We told them we just wanted to operate in their state as a courier service, and we wouldn’t need any kind of agreements or contracts with them to do so. We told them it would make a lot of sense because we can bring our own dollars to advertise on behalf of them to bring in customers, and service and take care of those customers on their behalf.

Everyone in the room from the state Lottery kind of looked around and said, “This makes a ton of sense. This is kind of a no-brainer.” So, it really does help the states very much, as we’re really in a symbiotic relationship with them where we’re taking on a lot of the functions that they are incapable of doing themselves at this time.

What other innovations do you see on the horizon for Lotteries and lottery courier services like your own?

There’s a lot of room for innovation in the lottery industry. There haven’t been new games launched in some states – for example, California hasn’t launched a new game since I think late ‘90s/early 2000s. Draw games are fairly hard to launch. It’s a paper process with terminals and paper at the stores. So, we’re removing paper as a huge environmental footprint, helping Lotteries reduce the amount of paper they use. You have different distribution trucks, rolling around, dropping off paper at the stores. Over time, we can reduce the paper total and the logistics of delivery.

Innovation, more appealing games to younger people. If you look at what sports betting has done: all these parlays and other little bets that are available within apps have become really fun and entertaining for the consumer. There are apps that let you bet onplays in real time as you’re rolling up to the play, before the play runs, you make a little micro bet on the play as it goes along. That kind of innovation, that real-time type of innovation or innovative play really hasn’t come to Lottery; it hasn’t yet come to draw games. Scratchers has had a little bit of innovation. They brand things differently. They use different logos, different colors, and slightly different mechanics.

But Lottery really is relatively unchanged in how you interface with it and how you play the game since they first came out. It’s a bit stuck in the ‘90s from a technology perspective and from a distribution perspective, being cash at the corner store with essentially the same games that have been there. As a result, you don’t have younger people really flocking to play Lottery. They’re flocking to sports bet. When you make sports bets, in most states there’s no money going to a good cause. It’s going to the gambling operator. Some states have set it up in conjunction with the Lottery where there are some good-cause beneficiaries of sports betting, but in all single state Lottery proceeds go to a good cause.

Thanks for speaking to us on all things Lottery. Do you have any closing thoughts?

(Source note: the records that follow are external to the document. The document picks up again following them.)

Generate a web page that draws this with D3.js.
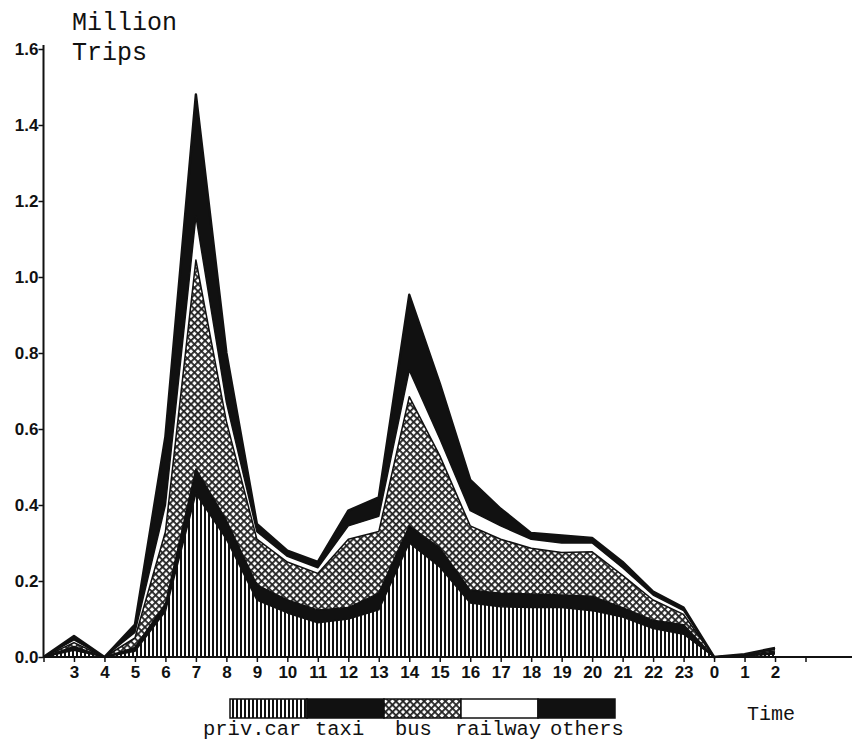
<!DOCTYPE html>
<html>
<head>
<meta charset="utf-8">
<script src="https://cdn.jsdelivr.net/npm/d3@7"></script>
<style>
  body { margin: 0; background: #fff; }
  svg { display: block; }
  .mono { font-family: "Liberation Mono", "DejaVu Sans Mono", monospace; fill: #111; }
</style>
</head>
<body>
<script>
// Hour labels along the x axis (index 0 = 2 o'clock at the origin, last tick unlabeled)
var hourLabels = ["", "3", "4", "5", "6", "7", "8", "9", "10", "11", "12", "13", "14", "15", "16",
                  "17", "18", "19", "20", "21", "22", "23", "0", "1", "2", ""];

// Trips per mode, million, one value per hour (index 0..24)
var car     = [0, .018, 0, .015, .12, .43, .31, .15, .116, .09, .10, .124, .30, .237, .142, .132, .13, .13, .122, .105, .075, .06, 0, .003, .008];
var taxi    = [0, .010, 0, .010, .02, .065, .05, .04, .034, .034, .03, .044, .045, .05, .034, .036, .036, .033, .038, .025, .022, .025, 0, .001, .004];
var bus     = [0, .010, 0, .025, .19, .55, .26, .12, .10, .096, .18, .162, .34, .243, .169, .142, .12, .112, .117, .085, .053, .027, 0, .001, .004];
var railway = [0, .007, 0, .015, .07, .115, .05, .02, .015, .015, .035, .04, .07, .045, .04, .035, .024, .025, .023, .02, .013, .01, 0, .001, .004];
var others  = [0, .010, 0, .02, .18, .32, .13, .02, .015, .015, .04, .05, .198, .145, .081, .045, .016, .02, .013, .015, .009, .008, 0, .001, .004];

var modeKeys = ["car", "taxi", "bus", "railway", "others"];
var legendLabels = ["priv.car", "taxi", "bus", "railway", "others"];
var yTicks = [0, 0.2, 0.4, 0.6, 0.8, 1.0, 1.2, 1.4, 1.6];

(function(){
    var width = 854, height = 750;

    var svg = d3.select("body").append("svg")
        .attr("width", width)
        .attr("height", height);

    // fill patterns
    var defs = svg.append("defs");
    var hatch = defs.append("pattern")
        .attr("id", "hatch")
        .attr("patternUnits", "userSpaceOnUse")
        .attr("width", 4).attr("height", 4);
    hatch.append("rect").attr("width", 4).attr("height", 4).attr("fill", "#fff");
    hatch.append("rect").attr("width", 2).attr("height", 4).attr("fill", "#111");

    var dots = defs.append("pattern")
        .attr("id", "dots")
        .attr("patternUnits", "userSpaceOnUse")
        .attr("width", 5).attr("height", 5)
        .attr("patternTransform", "rotate(45)");
    dots.append("rect").attr("width", 5).attr("height", 5).attr("fill", "#fff");
    dots.append("rect").attr("width", 5).attr("height", 1.8).attr("fill", "#222");
    dots.append("rect").attr("width", 1.8).attr("height", 5).attr("fill", "#222");

    var fills = { car: "url(#hatch)", taxi: "#111", bus: "url(#dots)", railway: "#fff", others: "#111" };

    // scales
    var x = d3.scaleLinear().domain([0, 25]).range([43.5, 805.5]);
    var y = d3.scaleLinear().domain([0, 1.6]).range([657, 49]);

    // build table for the stack
    var table = car.map(function(v, i){
        return { car: car[i], taxi: taxi[i], bus: bus[i], railway: railway[i], others: others[i] };
    });
    var series = d3.stack().keys(modeKeys)(table);

    var area = d3.area()
        .x(function(d, i){ return x(i); })
        .y0(function(d){ return y(d[0]); })
        .y1(function(d){ return y(d[1]); });

    var topLine = d3.line()
        .x(function(d, i){ return x(i); })
        .y(function(d){ return y(d[1]); });

    svg.selectAll(".layer")
        .data(series)
        .enter()
        .append("path")
        .attr("class", "layer")
        .attr("d", area)
        .attr("fill", function(d){ return fills[d.key]; });

    // outlines on top of the fills
    svg.selectAll(".edge")
        .data(series)
        .enter()
        .append("path")
        .attr("class", "edge")
        .attr("d", topLine)
        .attr("fill", "none")
        .attr("stroke", "#111")
        .attr("stroke-width", function(d){ return d.key == "others" ? 2.5 : 1.5; })
        .attr("stroke-linejoin", "round");

    // y axis (font set after .call, the axis writes its own defaults)
    var yAxis = d3.axisLeft(y)
        .tickValues(yTicks)
        .tickFormat(d3.format(".1f"))
        .tickSize(5)
        .tickSizeOuter(0);
    var gy = svg.append("g")
        .attr("transform", "translate(43.5,0)")
        .call(yAxis)
        .attr("font-family", "'Liberation Sans', Arial, sans-serif")
        .attr("font-size", 17)
        .attr("font-weight", "bold");
    gy.select(".domain").attr("stroke", "#111").attr("stroke-width", 2)
        .attr("d", "M0,657V45");
    gy.selectAll(".tick line").attr("stroke", "#111").attr("stroke-width", 1.5);
    gy.selectAll(".tick text").attr("x", -5).attr("dy", "0.35em").attr("fill", "#111");

    // x axis
    var xAxis = d3.axisBottom(x)
        .tickValues(d3.range(hourLabels.length))
        .tickFormat(function(i){ return hourLabels[i]; })
        .tickSize(5)
        .tickSizeOuter(0);
    var gx = svg.append("g")
        .attr("transform", "translate(0,657)")
        .call(xAxis)
        .attr("font-family", "'Liberation Sans', Arial, sans-serif")
        .attr("font-size", 17)
        .attr("font-weight", "bold");
    gx.select(".domain").attr("stroke", "#111").attr("stroke-width", 2)
        .attr("d", "M43.5,0H852");
    gx.selectAll(".tick line").attr("stroke", "#111").attr("stroke-width", 1.5);
    gx.selectAll(".tick text").attr("y", 9).attr("dy", "0.71em").attr("fill", "#111");

    // axis titles
    svg.append("text").attr("class", "mono").attr("x", 72).attr("y", 30)
        .attr("font-size", 25).text("Million");
    svg.append("text").attr("class", "mono").attr("x", 72).attr("y", 60)
        .attr("font-size", 25).text("Trips");
    svg.append("text").attr("class", "mono").attr("x", 747).attr("y", 720)
        .attr("font-size", 20).text("Time");

    // legend bar
    var legendX = d3.scaleBand().domain(modeKeys).range([230, 615]);
    var legend = svg.append("g");
    legend.selectAll("rect")
        .data(modeKeys)
        .enter()
        .append("rect")
        .attr("x", function(d){ return legendX(d); })
        .attr("y", 699)
        .attr("width", legendX.bandwidth())
        .attr("height", 19)
        .attr("fill", function(d){ return fills[d]; })
        .attr("stroke", "#111")
        .attr("stroke-width", 1.5);

    var labelX = [203, 315, 395, 455, 550];
    legend.selectAll("text")
        .data(legendLabels)
        .enter()
        .append("text")
        .attr("class", "mono")
        .attr("x", function(d, i){ return labelX[i]; })
        .attr("y", 735)
        .attr("font-size", 20.5)
        .text(function(d){ return d; });
})();
</script>
</body>
</html>
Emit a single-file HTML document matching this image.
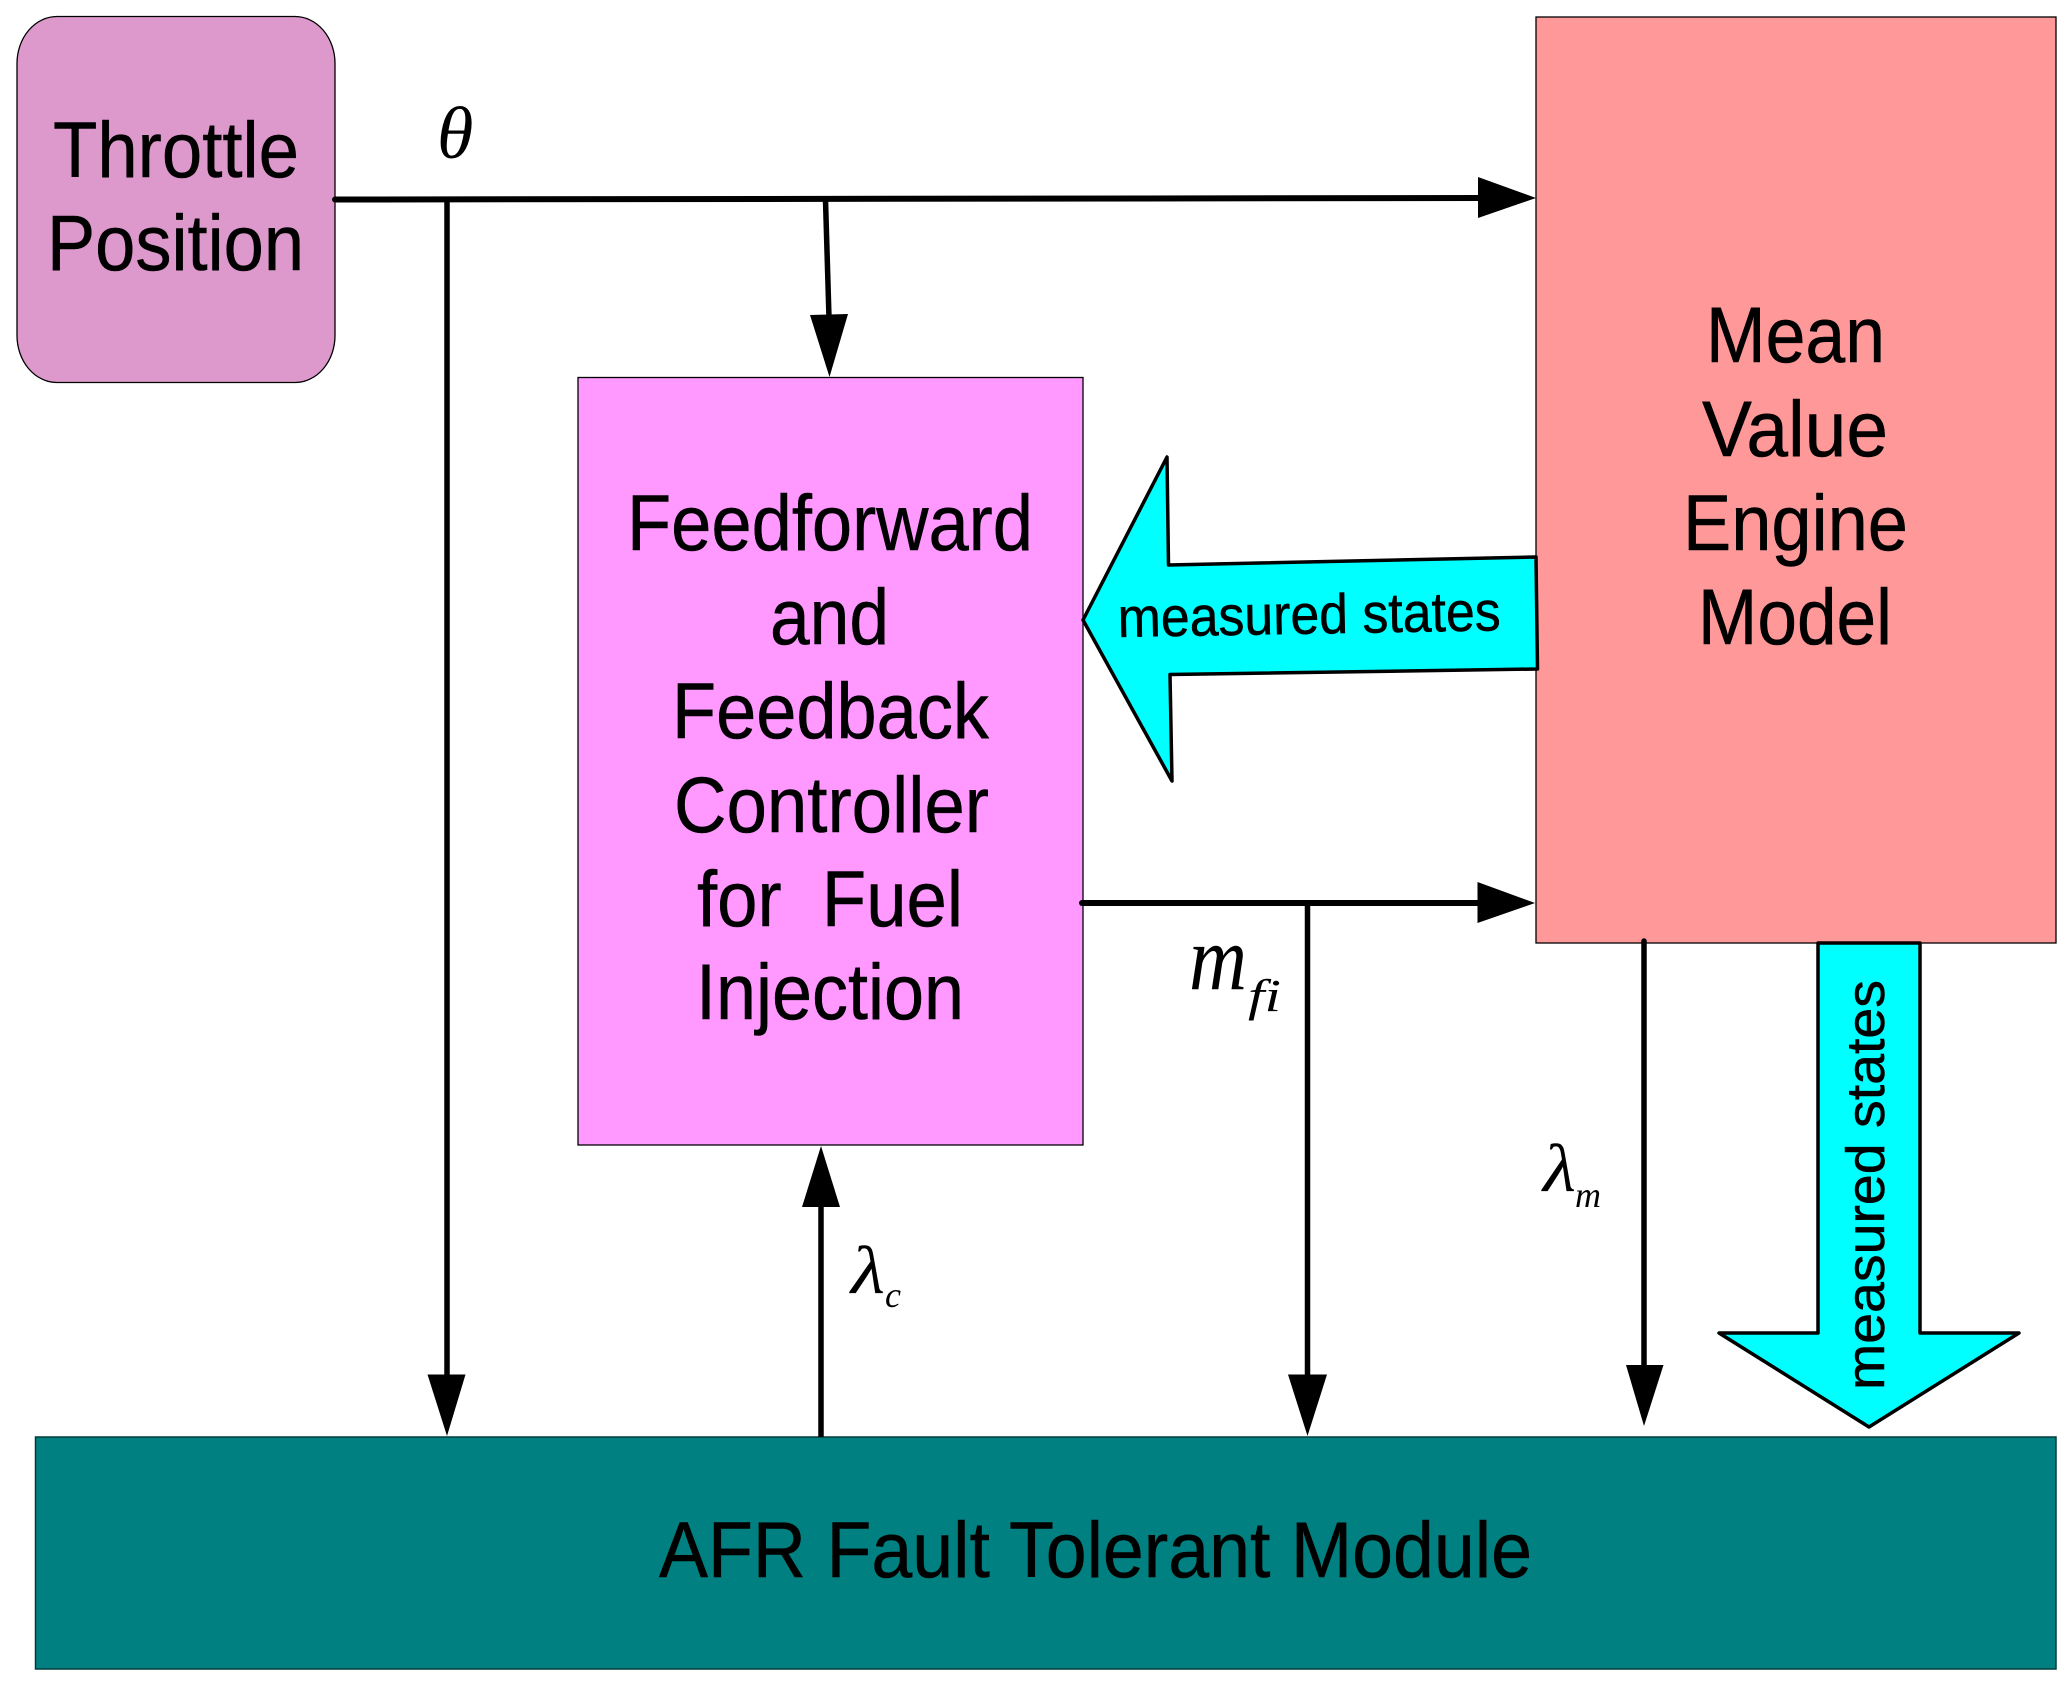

It’s really in the best interests of the causes and the states to have Lottery grow; and have Lottery grow responsibly with younger, more affluent customers who can afford to play Lottery. Playing Lottery, getting that enjoyment, getting that entertainment factor, but having some of their spend go to a good cause. We think it’s a very ripe area for innovation because they’ve been challenged to innovate given some regulatory hurdles and the legacy vendors that are out there, and what they’ve been able to do. We think couriers, especially with DraftKings bringing a very innovative approach to sports betting, can apply that same level of innovation and help guide lotteries into some much more fun ways to play.